Exercise description » Pictures are not part of the copy. Retype the lines from the first one through the line that contains "const heatLow = [32600, 17800, 9930, 8540, 5810, 4190, 1850];".

— Start —

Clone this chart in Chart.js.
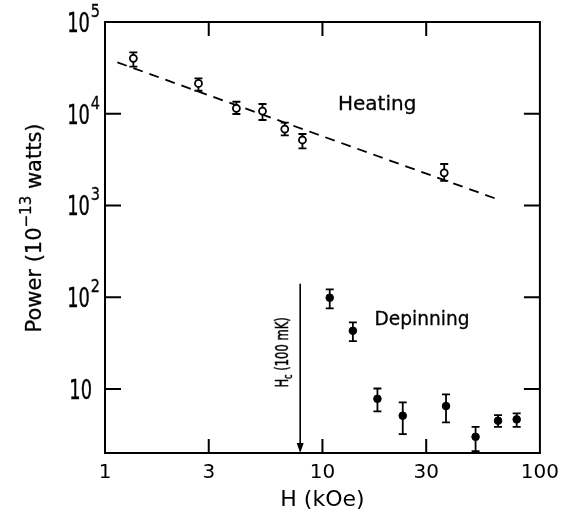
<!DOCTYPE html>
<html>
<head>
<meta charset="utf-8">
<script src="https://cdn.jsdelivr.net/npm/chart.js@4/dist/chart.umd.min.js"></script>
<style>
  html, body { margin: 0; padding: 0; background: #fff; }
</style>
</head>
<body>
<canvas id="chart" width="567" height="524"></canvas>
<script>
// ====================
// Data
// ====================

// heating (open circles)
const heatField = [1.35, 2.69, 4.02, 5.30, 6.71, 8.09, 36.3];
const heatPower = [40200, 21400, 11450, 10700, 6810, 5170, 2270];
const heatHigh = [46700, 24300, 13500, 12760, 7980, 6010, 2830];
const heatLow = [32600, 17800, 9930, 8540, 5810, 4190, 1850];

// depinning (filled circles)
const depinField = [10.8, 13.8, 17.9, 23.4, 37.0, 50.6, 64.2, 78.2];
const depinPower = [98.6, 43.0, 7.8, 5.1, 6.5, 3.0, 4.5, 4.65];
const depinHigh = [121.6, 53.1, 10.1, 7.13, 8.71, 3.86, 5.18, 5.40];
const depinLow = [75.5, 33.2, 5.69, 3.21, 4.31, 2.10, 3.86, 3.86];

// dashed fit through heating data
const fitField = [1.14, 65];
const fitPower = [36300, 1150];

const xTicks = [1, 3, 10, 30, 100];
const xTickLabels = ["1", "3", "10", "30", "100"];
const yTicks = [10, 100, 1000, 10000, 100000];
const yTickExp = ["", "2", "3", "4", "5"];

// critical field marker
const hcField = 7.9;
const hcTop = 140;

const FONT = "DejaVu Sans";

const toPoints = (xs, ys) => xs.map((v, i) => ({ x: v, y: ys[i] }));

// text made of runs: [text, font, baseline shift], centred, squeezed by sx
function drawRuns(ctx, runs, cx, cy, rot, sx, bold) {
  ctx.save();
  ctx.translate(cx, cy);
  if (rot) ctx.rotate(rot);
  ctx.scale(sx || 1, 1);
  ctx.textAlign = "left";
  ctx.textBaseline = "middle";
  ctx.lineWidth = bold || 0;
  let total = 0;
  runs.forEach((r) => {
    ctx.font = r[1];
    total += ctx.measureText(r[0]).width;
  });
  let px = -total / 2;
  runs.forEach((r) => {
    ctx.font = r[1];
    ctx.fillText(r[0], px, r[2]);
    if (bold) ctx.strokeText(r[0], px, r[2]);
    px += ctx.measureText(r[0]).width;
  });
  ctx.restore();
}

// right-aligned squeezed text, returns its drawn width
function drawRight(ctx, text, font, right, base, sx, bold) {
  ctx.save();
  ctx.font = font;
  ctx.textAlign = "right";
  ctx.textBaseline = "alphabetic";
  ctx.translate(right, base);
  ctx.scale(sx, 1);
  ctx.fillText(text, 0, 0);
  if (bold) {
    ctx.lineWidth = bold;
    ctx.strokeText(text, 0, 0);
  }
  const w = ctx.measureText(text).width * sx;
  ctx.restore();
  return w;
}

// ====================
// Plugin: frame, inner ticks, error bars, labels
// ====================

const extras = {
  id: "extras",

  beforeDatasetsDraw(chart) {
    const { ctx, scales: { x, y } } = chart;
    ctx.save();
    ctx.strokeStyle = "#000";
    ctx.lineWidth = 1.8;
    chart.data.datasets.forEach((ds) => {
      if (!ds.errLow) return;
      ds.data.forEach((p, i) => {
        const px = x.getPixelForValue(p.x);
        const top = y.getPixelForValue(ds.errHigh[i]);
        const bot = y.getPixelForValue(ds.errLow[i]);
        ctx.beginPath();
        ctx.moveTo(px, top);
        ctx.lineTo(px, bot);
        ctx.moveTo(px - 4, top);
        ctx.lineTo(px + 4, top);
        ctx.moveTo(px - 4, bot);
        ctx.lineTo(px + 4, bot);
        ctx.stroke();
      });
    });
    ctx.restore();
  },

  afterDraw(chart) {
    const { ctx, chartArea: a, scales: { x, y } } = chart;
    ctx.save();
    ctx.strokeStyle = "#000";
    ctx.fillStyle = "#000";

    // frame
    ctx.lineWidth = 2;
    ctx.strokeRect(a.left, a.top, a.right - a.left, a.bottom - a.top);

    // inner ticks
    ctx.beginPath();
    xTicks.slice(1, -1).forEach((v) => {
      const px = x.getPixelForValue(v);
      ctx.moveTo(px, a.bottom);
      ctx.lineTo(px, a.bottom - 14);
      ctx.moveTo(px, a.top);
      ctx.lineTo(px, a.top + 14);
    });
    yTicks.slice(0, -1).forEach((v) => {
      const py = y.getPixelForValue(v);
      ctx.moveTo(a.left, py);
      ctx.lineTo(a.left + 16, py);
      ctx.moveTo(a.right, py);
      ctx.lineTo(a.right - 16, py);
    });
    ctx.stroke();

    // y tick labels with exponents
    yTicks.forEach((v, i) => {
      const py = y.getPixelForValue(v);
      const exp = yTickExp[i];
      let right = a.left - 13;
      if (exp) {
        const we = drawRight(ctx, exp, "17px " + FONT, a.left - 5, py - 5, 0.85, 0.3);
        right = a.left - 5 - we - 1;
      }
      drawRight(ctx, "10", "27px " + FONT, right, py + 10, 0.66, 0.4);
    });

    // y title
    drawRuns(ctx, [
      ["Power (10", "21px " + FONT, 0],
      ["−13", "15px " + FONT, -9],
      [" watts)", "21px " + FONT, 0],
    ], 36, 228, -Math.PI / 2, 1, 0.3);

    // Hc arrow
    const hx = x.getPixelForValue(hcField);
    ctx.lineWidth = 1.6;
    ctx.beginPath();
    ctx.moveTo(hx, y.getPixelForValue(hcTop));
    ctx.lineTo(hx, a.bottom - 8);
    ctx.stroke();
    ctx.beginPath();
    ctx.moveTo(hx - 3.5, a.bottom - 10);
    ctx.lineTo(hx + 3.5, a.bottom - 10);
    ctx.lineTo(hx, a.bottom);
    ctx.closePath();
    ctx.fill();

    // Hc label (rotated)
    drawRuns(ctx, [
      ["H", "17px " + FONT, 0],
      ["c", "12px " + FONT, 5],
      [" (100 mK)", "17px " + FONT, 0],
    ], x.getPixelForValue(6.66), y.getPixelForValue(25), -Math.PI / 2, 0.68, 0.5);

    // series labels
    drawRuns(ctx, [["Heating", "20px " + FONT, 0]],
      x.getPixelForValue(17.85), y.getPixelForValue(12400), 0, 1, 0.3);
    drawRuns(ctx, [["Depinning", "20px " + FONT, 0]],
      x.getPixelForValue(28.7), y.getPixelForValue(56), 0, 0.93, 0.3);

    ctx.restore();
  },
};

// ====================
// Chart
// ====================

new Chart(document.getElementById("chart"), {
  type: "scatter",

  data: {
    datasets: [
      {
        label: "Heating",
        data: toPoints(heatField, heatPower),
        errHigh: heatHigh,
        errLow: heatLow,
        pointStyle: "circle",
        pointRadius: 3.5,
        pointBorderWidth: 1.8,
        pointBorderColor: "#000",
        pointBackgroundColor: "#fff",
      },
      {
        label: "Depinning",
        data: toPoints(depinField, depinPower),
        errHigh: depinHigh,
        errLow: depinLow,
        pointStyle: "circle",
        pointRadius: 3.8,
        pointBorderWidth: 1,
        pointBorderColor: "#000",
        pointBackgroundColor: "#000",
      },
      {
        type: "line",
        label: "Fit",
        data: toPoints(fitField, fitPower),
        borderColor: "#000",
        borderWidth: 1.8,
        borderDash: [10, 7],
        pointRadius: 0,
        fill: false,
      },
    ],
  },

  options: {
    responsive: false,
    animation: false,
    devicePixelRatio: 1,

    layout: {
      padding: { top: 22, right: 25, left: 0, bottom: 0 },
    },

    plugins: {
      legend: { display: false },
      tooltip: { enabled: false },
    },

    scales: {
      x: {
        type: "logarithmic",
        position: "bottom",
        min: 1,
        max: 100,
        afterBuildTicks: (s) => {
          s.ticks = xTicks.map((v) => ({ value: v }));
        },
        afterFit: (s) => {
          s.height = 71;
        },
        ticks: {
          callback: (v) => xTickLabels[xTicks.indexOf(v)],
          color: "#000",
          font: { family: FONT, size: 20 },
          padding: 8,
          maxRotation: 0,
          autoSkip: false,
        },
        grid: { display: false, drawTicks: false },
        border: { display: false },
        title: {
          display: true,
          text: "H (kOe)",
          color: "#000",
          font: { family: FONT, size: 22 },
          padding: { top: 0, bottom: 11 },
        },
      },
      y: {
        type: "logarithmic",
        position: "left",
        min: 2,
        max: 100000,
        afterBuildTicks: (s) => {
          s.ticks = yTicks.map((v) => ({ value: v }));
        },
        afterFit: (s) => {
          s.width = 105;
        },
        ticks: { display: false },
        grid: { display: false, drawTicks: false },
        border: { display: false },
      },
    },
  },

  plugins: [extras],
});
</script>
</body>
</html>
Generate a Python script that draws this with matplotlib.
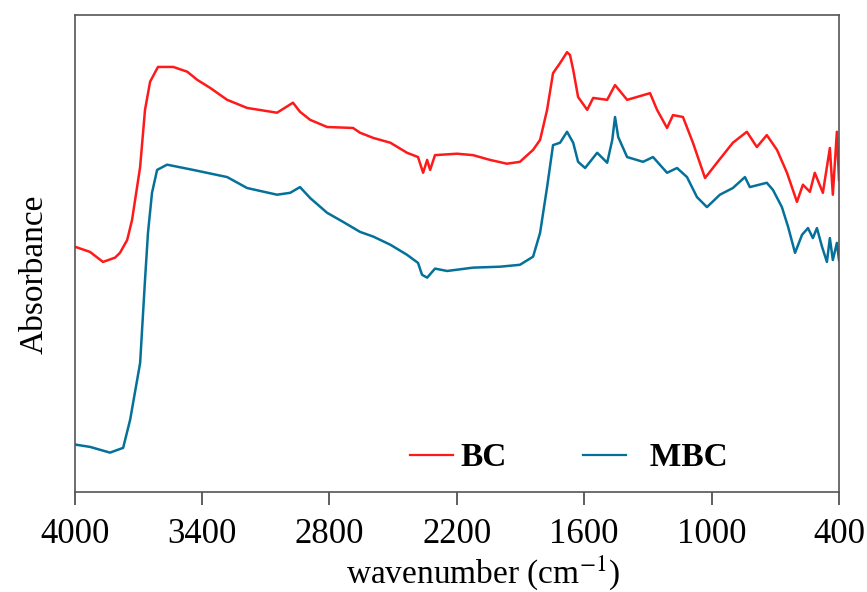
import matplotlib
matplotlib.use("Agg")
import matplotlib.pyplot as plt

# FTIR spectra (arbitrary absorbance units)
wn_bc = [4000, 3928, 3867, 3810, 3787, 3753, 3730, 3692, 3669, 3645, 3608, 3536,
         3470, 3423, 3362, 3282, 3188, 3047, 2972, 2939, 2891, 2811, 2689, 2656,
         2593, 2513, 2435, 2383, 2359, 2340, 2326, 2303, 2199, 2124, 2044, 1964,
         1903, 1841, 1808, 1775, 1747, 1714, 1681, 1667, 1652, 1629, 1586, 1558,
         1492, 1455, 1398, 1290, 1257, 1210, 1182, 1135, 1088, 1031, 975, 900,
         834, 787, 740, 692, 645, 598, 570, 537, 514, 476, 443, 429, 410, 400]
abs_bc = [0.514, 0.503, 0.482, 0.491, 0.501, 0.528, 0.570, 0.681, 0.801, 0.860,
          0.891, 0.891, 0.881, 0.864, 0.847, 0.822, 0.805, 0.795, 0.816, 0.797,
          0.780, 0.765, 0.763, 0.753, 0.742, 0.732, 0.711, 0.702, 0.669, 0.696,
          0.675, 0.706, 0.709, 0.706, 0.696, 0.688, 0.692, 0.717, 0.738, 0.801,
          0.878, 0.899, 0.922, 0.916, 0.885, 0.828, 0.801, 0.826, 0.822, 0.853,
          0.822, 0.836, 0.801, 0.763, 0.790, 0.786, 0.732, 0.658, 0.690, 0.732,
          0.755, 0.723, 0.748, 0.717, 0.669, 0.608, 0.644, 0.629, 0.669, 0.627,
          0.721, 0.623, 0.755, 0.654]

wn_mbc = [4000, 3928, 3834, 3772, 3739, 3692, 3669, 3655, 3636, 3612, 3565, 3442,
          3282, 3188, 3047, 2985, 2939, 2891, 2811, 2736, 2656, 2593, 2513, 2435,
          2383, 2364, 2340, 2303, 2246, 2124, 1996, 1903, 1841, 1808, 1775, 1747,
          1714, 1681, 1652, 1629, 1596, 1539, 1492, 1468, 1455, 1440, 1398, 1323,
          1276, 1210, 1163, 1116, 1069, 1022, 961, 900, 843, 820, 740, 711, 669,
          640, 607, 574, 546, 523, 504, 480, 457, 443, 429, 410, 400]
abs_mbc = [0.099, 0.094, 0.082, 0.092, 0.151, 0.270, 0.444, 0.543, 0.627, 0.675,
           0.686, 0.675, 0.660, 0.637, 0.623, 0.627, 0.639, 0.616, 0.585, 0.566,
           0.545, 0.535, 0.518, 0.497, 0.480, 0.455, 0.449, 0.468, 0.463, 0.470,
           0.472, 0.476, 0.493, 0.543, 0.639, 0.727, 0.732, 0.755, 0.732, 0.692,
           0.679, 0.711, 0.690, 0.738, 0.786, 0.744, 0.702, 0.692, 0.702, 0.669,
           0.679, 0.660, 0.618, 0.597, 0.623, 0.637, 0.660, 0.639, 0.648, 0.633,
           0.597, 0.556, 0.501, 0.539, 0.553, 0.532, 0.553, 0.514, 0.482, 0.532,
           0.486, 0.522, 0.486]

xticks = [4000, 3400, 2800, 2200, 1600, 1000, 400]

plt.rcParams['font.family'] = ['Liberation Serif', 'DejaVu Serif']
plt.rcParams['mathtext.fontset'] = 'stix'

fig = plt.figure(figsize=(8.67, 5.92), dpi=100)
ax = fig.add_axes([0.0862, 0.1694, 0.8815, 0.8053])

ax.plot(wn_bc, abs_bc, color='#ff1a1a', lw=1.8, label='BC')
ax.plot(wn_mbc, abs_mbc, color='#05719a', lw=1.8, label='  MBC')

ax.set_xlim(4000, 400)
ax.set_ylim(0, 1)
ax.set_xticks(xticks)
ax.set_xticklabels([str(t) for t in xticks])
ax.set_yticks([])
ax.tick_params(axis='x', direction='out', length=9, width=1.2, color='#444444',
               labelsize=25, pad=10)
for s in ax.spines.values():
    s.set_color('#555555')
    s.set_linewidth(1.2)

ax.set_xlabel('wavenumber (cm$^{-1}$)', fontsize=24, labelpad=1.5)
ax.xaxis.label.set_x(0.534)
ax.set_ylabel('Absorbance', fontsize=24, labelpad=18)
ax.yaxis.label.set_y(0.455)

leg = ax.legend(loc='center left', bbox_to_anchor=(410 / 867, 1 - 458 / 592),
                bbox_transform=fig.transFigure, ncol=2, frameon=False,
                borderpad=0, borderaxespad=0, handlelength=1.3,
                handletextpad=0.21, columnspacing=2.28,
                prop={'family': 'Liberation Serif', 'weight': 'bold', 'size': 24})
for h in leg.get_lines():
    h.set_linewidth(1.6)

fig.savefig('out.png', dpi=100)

— End —

Complete response »
Clone this chart in Chart.js.
<!DOCTYPE html>
<html>
<head>
<meta charset="utf-8">
<script src="https://cdn.jsdelivr.net/npm/chart.js@4/dist/chart.umd.min.js"></script>
<style>
  html, body { margin: 0; padding: 0; background: #fff; }
</style>
</head>
<body>
<canvas id="chart" width="567" height="524"></canvas>
<script>
// ====================
// Data
// ====================

// heating (open circles)
const heatField = [1.35, 2.69, 4.02, 5.30, 6.71, 8.09, 36.3];
const heatPower = [40200, 21400, 11450, 10700, 6810, 5170, 2270];
const heatHigh = [46700, 24300, 13500, 12760, 7980, 6010, 2830];
const heatLow = [32600, 17800, 9930, 8540, 5810, 4190, 1850];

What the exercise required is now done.